Directive → All lines in the data bearing the string "chart" should be identified and copied.

Extracted information →
——
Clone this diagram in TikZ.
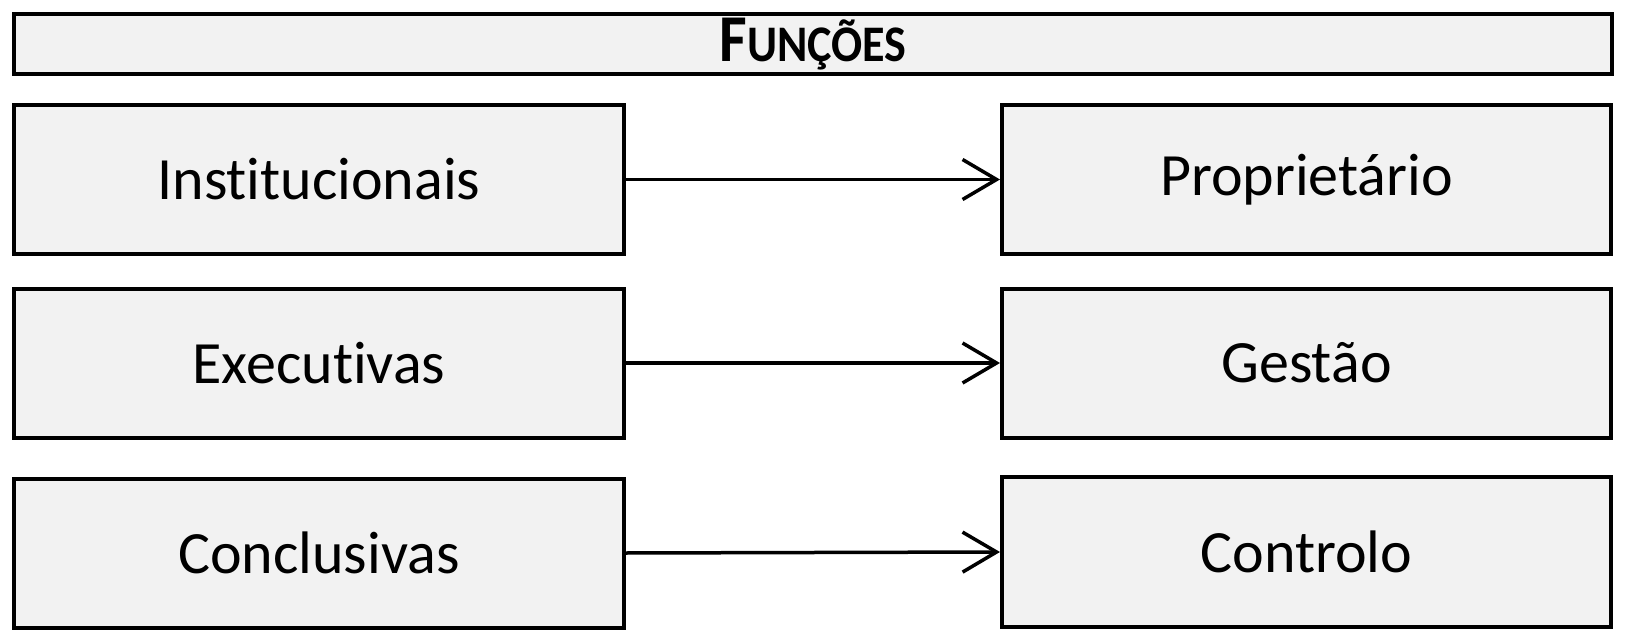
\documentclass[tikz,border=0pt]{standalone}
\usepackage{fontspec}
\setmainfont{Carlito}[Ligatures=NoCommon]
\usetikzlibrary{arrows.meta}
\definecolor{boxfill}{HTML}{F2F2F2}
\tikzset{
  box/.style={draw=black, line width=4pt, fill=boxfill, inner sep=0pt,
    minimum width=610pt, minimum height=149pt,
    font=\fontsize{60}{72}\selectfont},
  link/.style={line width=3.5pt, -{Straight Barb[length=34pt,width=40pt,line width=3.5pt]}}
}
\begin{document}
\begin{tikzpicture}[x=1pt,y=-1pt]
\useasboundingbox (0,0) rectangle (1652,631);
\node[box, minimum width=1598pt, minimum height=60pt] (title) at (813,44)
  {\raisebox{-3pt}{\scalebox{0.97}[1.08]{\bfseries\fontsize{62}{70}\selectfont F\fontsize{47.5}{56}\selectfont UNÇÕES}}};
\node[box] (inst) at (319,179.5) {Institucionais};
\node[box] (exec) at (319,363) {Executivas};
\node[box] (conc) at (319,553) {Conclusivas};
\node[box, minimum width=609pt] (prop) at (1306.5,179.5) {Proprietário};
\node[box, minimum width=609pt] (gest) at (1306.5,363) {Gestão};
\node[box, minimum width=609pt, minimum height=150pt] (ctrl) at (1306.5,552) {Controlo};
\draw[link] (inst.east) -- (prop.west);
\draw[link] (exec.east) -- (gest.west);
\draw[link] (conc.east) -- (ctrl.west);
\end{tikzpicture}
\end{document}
——
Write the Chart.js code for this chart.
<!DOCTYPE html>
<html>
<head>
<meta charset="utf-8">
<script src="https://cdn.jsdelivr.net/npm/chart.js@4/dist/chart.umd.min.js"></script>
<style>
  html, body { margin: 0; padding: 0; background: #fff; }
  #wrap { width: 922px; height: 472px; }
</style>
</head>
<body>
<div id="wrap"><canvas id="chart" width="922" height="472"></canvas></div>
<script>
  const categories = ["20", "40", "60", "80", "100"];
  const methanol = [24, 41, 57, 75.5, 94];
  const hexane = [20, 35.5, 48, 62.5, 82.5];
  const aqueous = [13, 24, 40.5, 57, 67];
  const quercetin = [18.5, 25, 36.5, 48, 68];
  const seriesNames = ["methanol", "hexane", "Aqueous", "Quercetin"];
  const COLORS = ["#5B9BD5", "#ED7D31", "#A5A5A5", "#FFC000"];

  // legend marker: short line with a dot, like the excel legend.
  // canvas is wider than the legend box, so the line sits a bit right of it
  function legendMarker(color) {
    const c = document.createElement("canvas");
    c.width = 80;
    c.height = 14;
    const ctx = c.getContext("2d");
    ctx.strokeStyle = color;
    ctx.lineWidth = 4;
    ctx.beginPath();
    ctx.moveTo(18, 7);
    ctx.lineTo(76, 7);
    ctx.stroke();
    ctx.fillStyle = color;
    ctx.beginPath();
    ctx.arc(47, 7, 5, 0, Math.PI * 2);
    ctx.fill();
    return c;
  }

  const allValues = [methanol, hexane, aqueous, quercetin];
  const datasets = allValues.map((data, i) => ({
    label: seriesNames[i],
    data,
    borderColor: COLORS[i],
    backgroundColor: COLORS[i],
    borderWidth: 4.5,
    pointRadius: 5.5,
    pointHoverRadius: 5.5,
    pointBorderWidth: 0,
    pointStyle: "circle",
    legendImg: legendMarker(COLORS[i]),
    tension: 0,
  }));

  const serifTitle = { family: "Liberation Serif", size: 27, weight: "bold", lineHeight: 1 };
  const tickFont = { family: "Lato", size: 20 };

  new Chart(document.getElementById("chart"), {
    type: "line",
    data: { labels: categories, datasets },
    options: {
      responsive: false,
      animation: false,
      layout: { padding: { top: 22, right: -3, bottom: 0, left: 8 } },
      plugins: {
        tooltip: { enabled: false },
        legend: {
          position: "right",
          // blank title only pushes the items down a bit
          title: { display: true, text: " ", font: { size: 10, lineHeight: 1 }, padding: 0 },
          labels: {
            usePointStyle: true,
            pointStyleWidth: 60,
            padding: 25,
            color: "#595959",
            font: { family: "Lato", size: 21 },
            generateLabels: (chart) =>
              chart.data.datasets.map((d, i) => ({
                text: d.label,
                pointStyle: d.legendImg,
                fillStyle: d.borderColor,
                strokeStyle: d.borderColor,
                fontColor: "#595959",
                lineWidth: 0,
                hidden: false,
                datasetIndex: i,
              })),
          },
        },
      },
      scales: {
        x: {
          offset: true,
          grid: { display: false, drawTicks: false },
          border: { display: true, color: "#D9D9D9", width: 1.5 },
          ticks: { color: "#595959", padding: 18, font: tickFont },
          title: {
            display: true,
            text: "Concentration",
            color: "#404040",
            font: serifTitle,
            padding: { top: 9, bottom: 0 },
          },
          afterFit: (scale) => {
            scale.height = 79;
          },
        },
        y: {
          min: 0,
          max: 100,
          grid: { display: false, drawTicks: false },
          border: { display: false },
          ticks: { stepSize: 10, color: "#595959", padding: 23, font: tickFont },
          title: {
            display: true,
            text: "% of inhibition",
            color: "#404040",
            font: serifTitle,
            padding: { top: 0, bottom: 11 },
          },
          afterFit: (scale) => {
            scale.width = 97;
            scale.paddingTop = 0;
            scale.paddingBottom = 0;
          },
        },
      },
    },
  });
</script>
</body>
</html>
——
Response below →
Write the Chart.js code for this chart.
<script src="https://cdn.jsdelivr.net/npm/chart.js@4/dist/chart.umd.min.js"></script>
<div id="wrap"><canvas id="chart" width="922" height="472"></canvas></div>
  new Chart(document.getElementById("chart"), {
            generateLabels: (chart) =>
              chart.data.datasets.map((d, i) => ({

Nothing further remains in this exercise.